Task to carry out
For this exercise, output only the lines between the "Reproduce this chart with Plotly." line and the "ms_929 = [90.9, 68, 40.2]" line, both of them included, and skip all pictures.

Input records
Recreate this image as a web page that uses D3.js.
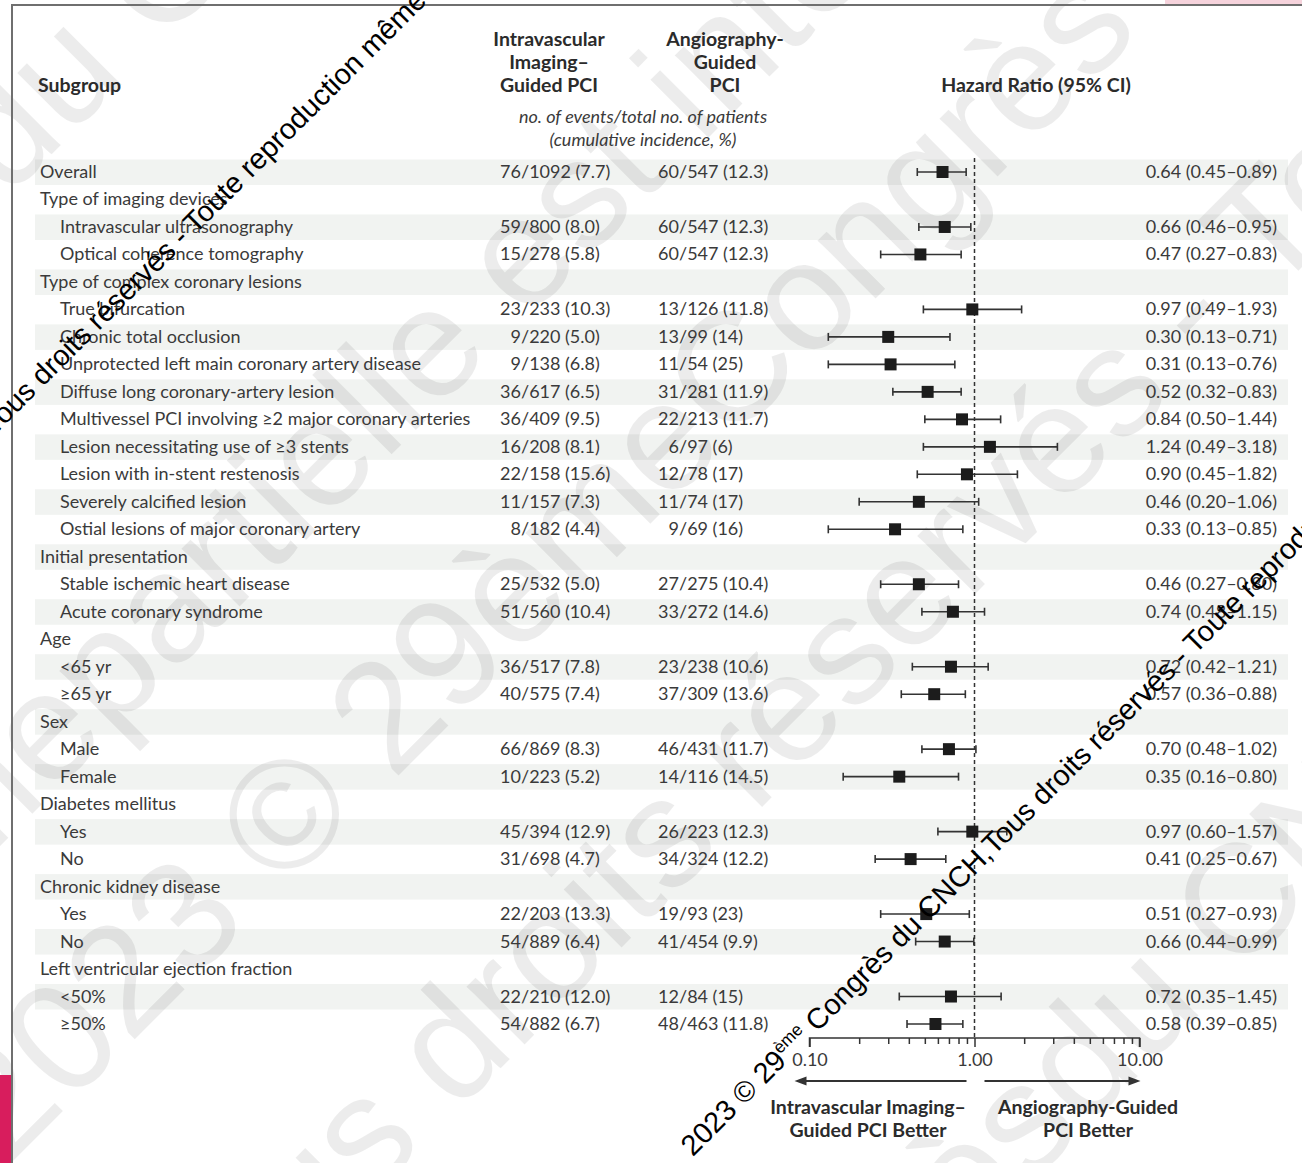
* * *
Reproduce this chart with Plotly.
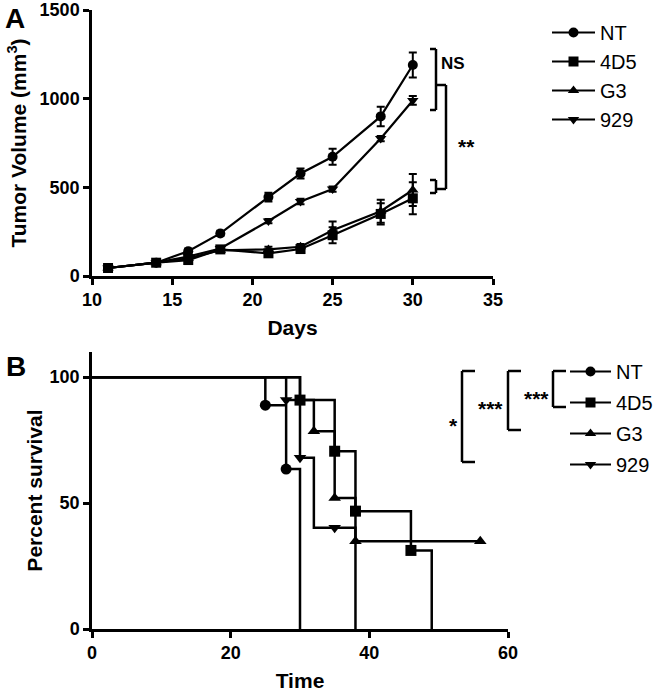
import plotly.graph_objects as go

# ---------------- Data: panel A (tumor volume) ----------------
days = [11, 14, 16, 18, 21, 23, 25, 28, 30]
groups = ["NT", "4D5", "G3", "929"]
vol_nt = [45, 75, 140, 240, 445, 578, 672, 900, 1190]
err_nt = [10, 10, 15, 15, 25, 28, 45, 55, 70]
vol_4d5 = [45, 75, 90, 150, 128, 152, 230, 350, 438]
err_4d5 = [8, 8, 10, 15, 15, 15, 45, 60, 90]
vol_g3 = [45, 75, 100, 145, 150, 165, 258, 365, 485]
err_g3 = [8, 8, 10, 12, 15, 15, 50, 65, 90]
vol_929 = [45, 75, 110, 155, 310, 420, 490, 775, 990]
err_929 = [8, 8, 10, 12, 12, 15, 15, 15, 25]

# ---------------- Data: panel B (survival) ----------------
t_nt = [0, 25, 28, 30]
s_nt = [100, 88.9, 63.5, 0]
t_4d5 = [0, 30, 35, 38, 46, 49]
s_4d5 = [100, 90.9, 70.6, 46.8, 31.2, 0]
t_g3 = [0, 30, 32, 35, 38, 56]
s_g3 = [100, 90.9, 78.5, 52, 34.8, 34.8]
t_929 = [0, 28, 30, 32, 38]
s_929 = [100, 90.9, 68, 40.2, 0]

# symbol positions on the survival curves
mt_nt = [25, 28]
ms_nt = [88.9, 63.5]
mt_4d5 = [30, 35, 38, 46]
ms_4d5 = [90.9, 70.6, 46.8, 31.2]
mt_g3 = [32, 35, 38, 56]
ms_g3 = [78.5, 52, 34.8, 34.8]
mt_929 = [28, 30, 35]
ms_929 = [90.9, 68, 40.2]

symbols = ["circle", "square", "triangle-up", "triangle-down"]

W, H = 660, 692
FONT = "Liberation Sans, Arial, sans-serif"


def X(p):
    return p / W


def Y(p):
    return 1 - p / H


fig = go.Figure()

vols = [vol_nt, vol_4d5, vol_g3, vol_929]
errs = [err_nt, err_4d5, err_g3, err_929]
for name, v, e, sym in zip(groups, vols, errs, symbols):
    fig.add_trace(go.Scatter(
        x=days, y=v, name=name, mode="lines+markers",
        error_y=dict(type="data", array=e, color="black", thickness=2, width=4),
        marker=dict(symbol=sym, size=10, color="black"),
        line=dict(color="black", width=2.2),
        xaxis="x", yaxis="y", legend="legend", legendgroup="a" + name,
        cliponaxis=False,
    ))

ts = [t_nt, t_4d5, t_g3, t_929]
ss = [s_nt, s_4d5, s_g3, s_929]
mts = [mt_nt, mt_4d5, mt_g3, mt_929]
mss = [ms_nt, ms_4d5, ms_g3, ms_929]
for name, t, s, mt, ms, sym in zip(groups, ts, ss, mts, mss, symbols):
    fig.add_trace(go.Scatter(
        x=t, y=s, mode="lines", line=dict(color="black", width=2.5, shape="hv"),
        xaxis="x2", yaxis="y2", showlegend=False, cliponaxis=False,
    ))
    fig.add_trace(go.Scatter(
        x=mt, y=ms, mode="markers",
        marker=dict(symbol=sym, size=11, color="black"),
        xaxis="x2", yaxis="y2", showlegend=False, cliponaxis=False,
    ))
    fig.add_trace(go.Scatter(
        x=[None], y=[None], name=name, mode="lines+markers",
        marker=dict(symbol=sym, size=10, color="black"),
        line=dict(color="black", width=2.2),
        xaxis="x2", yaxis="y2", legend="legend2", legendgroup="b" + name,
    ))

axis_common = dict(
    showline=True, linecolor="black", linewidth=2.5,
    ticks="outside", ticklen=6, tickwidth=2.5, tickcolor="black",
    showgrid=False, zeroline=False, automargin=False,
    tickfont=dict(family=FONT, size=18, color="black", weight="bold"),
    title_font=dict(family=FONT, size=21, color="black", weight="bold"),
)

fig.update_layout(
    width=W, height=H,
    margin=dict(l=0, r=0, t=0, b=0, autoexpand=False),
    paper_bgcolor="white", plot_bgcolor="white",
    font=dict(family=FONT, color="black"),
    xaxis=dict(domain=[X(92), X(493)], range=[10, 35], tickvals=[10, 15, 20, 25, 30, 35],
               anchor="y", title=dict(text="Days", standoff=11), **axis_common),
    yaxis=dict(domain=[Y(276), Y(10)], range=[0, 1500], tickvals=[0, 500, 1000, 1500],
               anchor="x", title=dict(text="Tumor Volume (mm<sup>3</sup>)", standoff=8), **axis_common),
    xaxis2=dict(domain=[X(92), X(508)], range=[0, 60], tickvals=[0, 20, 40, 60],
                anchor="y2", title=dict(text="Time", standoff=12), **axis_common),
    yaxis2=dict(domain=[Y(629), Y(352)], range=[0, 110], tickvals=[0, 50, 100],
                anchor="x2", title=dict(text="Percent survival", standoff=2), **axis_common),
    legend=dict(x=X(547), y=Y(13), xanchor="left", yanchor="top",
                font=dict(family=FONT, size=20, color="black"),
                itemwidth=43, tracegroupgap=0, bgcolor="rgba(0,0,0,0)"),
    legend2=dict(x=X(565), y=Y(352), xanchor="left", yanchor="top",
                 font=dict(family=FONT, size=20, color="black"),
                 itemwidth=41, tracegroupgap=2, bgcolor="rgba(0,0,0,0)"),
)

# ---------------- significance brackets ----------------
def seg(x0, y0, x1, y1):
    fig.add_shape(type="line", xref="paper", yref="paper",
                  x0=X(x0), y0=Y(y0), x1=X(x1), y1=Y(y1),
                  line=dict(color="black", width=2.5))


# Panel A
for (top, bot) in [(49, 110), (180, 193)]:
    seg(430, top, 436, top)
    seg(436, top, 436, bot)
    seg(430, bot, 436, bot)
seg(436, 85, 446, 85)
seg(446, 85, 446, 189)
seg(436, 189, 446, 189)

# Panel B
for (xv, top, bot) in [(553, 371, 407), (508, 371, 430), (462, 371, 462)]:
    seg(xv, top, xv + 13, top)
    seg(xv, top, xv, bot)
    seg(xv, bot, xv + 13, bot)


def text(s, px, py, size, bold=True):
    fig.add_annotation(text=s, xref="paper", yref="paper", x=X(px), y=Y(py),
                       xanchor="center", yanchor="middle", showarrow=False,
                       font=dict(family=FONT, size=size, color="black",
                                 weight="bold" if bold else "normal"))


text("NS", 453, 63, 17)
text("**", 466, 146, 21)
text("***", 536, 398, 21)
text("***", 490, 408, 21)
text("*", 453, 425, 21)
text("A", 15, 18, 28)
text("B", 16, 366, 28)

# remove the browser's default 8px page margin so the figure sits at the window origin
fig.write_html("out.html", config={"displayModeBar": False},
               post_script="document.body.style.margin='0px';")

Solution to the problem
Reproduce this chart with Plotly.
import plotly.graph_objects as go

# ---------------- Data: panel A (tumor volume) ----------------
days = [11, 14, 16, 18, 21, 23, 25, 28, 30]
groups = ["NT", "4D5", "G3", "929"]
vol_nt = [45, 75, 140, 240, 445, 578, 672, 900, 1190]
err_nt = [10, 10, 15, 15, 25, 28, 45, 55, 70]
vol_4d5 = [45, 75, 90, 150, 128, 152, 230, 350, 438]
err_4d5 = [8, 8, 10, 15, 15, 15, 45, 60, 90]
vol_g3 = [45, 75, 100, 145, 150, 165, 258, 365, 485]
err_g3 = [8, 8, 10, 12, 15, 15, 50, 65, 90]
vol_929 = [45, 75, 110, 155, 310, 420, 490, 775, 990]
err_929 = [8, 8, 10, 12, 12, 15, 15, 15, 25]

# ---------------- Data: panel B (survival) ----------------
t_nt = [0, 25, 28, 30]
s_nt = [100, 88.9, 63.5, 0]
t_4d5 = [0, 30, 35, 38, 46, 49]
s_4d5 = [100, 90.9, 70.6, 46.8, 31.2, 0]
t_g3 = [0, 30, 32, 35, 38, 56]
s_g3 = [100, 90.9, 78.5, 52, 34.8, 34.8]
t_929 = [0, 28, 30, 32, 38]
s_929 = [100, 90.9, 68, 40.2, 0]

# symbol positions on the survival curves
mt_nt = [25, 28]
ms_nt = [88.9, 63.5]
mt_4d5 = [30, 35, 38, 46]
ms_4d5 = [90.9, 70.6, 46.8, 31.2]
mt_g3 = [32, 35, 38, 56]
ms_g3 = [78.5, 52, 34.8, 34.8]
mt_929 = [28, 30, 35]
ms_929 = [90.9, 68, 40.2]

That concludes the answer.